Last week’s annual Pro Farmer Midwest Crop Tour provided a detailed analysis on the likely outcome for 2012’s U.S. corn and soybean harvest. Given the drought and record-high corn and soybean futures prices, the world grain markets are paying extra close attention to the tour.

“Clearly, 2012 is shaping up to be an enormously painful year for most Midwest growers,” reports Chip Flory, Pro Farmer editor and founder of the crop tour. “We’re getting wild variations in reports from our members—everything from an ‘okay crop’ to ‘corn only 2-feet tall’ to ‘field’s a total loss–plowed under.’ The task of Crop Tour will be to peg numbers to these conditions.”

The tour deploys a team of around 200 growers, industry experts and media reporters who walk around some 2,000 fields in seven Midwestern states followed by a summary of the tour’s findings on the last evening, in this case, in Owatonna, Minn. Corn and soybean crop production estimates from the tour are released and the numbers will be heavily scrutinized by grain traders worldwide. Major agricultural companies, including Potash Corp., Monsanto, Agrium, Syngenta, Archer Daniels Midland and John Deere, will be watching the tour’s results and production estimates.

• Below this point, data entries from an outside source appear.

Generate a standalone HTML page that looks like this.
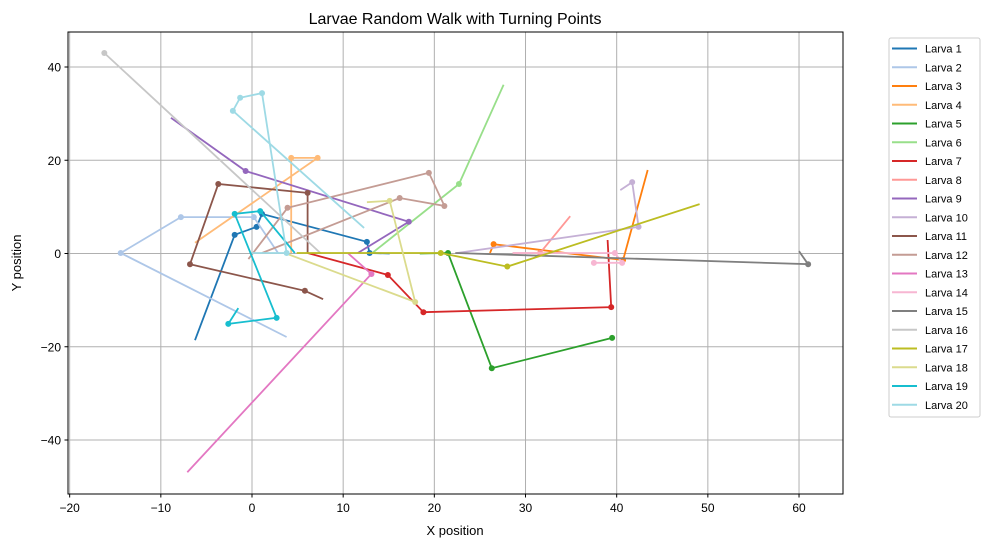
<!DOCTYPE html>
<html><head><meta charset="utf-8"><style>
body{margin:0;background:#fff}
svg{font-family:"Liberation Sans","DejaVu Sans",sans-serif}
</style></head><body>
<svg id="chart" width="990" height="547" viewBox="0 0 990 547">
<rect width="990" height="547" fill="#fff"/>
<text x="455" y="24" text-anchor="middle" font-size="16">Larvae Random Walk with Turning Points</text>
<g id="grid"></g>
<g id="series"></g>
<rect x="68" y="32" width="775" height="462" fill="none" stroke="#000" stroke-width="1"/>
<g id="ticks"></g>
<text x="455" y="535" text-anchor="middle" font-size="13">X position</text>
<text x="21" y="263" text-anchor="middle" font-size="13" transform="rotate(-90 21 263)">Y position</text>
<g id="legend"><rect x="889" y="38" width="91" height="379" rx="2" fill="#fff" stroke="#ccc"/></g>
</svg>
<script>
const xTicks=[-20,-10,0,10,20,30,40,50,60];
const yTicks=[-40,-20,0,20,40];
const names=["Larva 1","Larva 2","Larva 3","Larva 4","Larva 5","Larva 6","Larva 7","Larva 8","Larva 9","Larva 10","Larva 11","Larva 12","Larva 13","Larva 14","Larva 15","Larva 16","Larva 17","Larva 18","Larva 19","Larva 20"];
const colors=["#1f77b4","#aec7e8","#ff7f0e","#ffbb78","#2ca02c","#98df8a","#d62728","#ff9896","#9467bd","#c5b0d5","#8c564b","#c49c94","#e377c2","#f7b6d2","#7f7f7f","#c7c7c7","#bcbd22","#dbdb8d","#17becf","#9edae5"];
const xs1=[-6.25,-1.9,0.5,1.1,12.6,12.9,15.1], ys1=[-18.6,4.0,5.7,8.5,2.5,0.1,0];
const xs2=[3.8,-14.4,-7.8,0.2,2.9], ys2=[-17.9,0.1,7.8,7.8,0];
const xs3=[26.1,26.5,40.7,43.4], ys3=[0.1,2.0,-1.4,17.9];
const xs4=[-6.25,7.2,4.3,4.3], ys4=[2.3,20.5,20.5,0.1];
const xs5=[18.4,21.5,26.3,39.5,39.5], ys5=[0,0.1,-24.6,-18.1,-18.1];
const xs6=[13.2,22.7,27.6], ys6=[0.1,14.9,36.2];
const xs7=[6.1,14.9,18.8,39.4,39.0], ys7=[0.1,-4.6,-12.6,-11.5,2.9];
const xs8=[28.6,31.6,34.9], ys8=[0.1,0.1,8.0];
const xs9=[-8.9,-0.7,17.2,11.6], ys9=[29.1,17.7,6.8,0.1];
const xs10=[22.5,42.4,41.7,40.4], ys10=[0.1,5.7,15.3,13.6];
const xs11=[6.1,6.1,-3.7,-6.8,5.8,7.8], ys11=[0.1,13.0,14.9,-2.3,-8.0,-9.8];
const xs12=[-0.4,3.9,19.4,21.1,16.2,1.1], ys12=[-1.2,9.8,17.3,10.2,11.9,0.1];
const xs13=[-7.1,13.1,10.5], ys13=[-46.9,-4.4,0.1];
const xs14=[28.6,39.8,40.6,37.5,37.5], ys14=[0.1,0.1,-2.0,-2.0,-2.0];
const xs15=[22.3,61.0,60.0], ys15=[0.1,-2.3,0.5];
const xs16=[7.5,-16.2,-16.2], ys16=[0.1,43.0,43.0];
const xs17=[4.9,20.7,28.0,49.1], ys17=[0.1,0.1,-2.8,10.6];
const xs18=[12.6,15.1,17.9,3.6], ys18=[11.0,11.3,-10.4,0.1];
const xs19=[4.7,0.9,-1.9,2.7,-2.6,-1.5], ys19=[0.1,9.1,8.5,-13.8,-15.1,-11.7];
const xs20=[12.3,-2.1,-1.3,1.1,3.8,0], ys20=[5.5,30.6,33.4,34.4,0.1,0.1];
const XS=[xs1,xs2,xs3,xs4,xs5,xs6,xs7,xs8,xs9,xs10,xs11,xs12,xs13,xs14,xs15,xs16,xs17,xs18,xs19,xs20];
const YS=[ys1,ys2,ys3,ys4,ys5,ys6,ys7,ys8,ys9,ys10,ys11,ys12,ys13,ys14,ys15,ys16,ys17,ys18,ys19,ys20];
const NS="http://www.w3.org/2000/svg";
function sx(v){return 252+v*9.117;}
function sy(v){return 253.5-v*4.6625;}
function mk(tag,attrs,parent){const e=document.createElementNS(NS,tag);for(const k in attrs)e.setAttribute(k,attrs[k]);parent.appendChild(e);return e;}
const grid=document.getElementById('grid'),ticks=document.getElementById('ticks'),ser=document.getElementById('series'),leg=document.getElementById('legend');
xTicks.forEach(t=>{const x=sx(t);
 const g=mk('line',{x1:x,x2:x,y1:32,y2:494,stroke:'#b0b0b0','stroke-width':1},grid);
 
 
 const l=mk('line',{x1:x,x2:x,y1:494,y2:497.5,stroke:'#000'},ticks);
 
 
 const tx=mk('text',{x:x,y:512,'text-anchor':'middle','font-size':12},ticks);tx.textContent=(t<0?'\u2212'+(-t):t);
 
 
});
yTicks.forEach(t=>{const y=sy(t);
 const g=mk('line',{x1:68,x2:843,y1:y,y2:y,stroke:'#b0b0b0','stroke-width':1},grid);
 
 
 const l=mk('line',{x1:64.5,x2:68,y1:y,y2:y,stroke:'#000'},ticks);
 
 
 const tx=mk('text',{x:61,y:y+4.5,'text-anchor':'end','font-size':12},ticks);tx.textContent=(t<0?'\u2212'+(-t):t);
 
 
});
XS.forEach((xs,i)=>{const ys=YS[i];const g=mk('g',{},ser);
 
 
 const pts=xs.map((x,j)=>sx(x).toFixed(1)+','+sy(ys[j]).toFixed(1)).join(' ');
 const pl=mk('polyline',{points:pts,fill:'none',stroke:colors[i],'stroke-width':1.8},g);
 
 
 for(let j=1;j<xs.length-1;j++){const c=mk('circle',{cx:sx(xs[j]),cy:sy(ys[j]),r:3,fill:colors[i]},g);
  
  }
 const y=48.5+i*18.75;
 const ll=mk('line',{x1:892,x2:917,y1:y,y2:y,stroke:colors[i],'stroke-width':2},leg);
 
 
 const lt=mk('text',{x:925,y:y+4,'font-size':11},leg);lt.textContent=names[i];
 
 
});
</script>
</body></html>
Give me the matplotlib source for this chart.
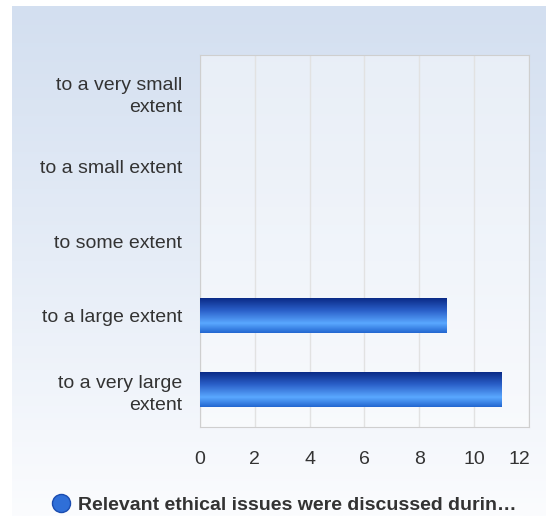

Predictions for U.S. corn and soybeans yields have been all over the board this year, as the extreme drought has enveloped nearly the entire U.S. Corn Belt. The U.S. Department of Agriculture recently estimated U.S. corn yields at 123.4 bushels per acre and soybeans at 36.1 bushels per acre. Those estimates are 15% to 20% below what would have been yielded during a year with normal precipitation and temperatures in the U.S. Corn Belt.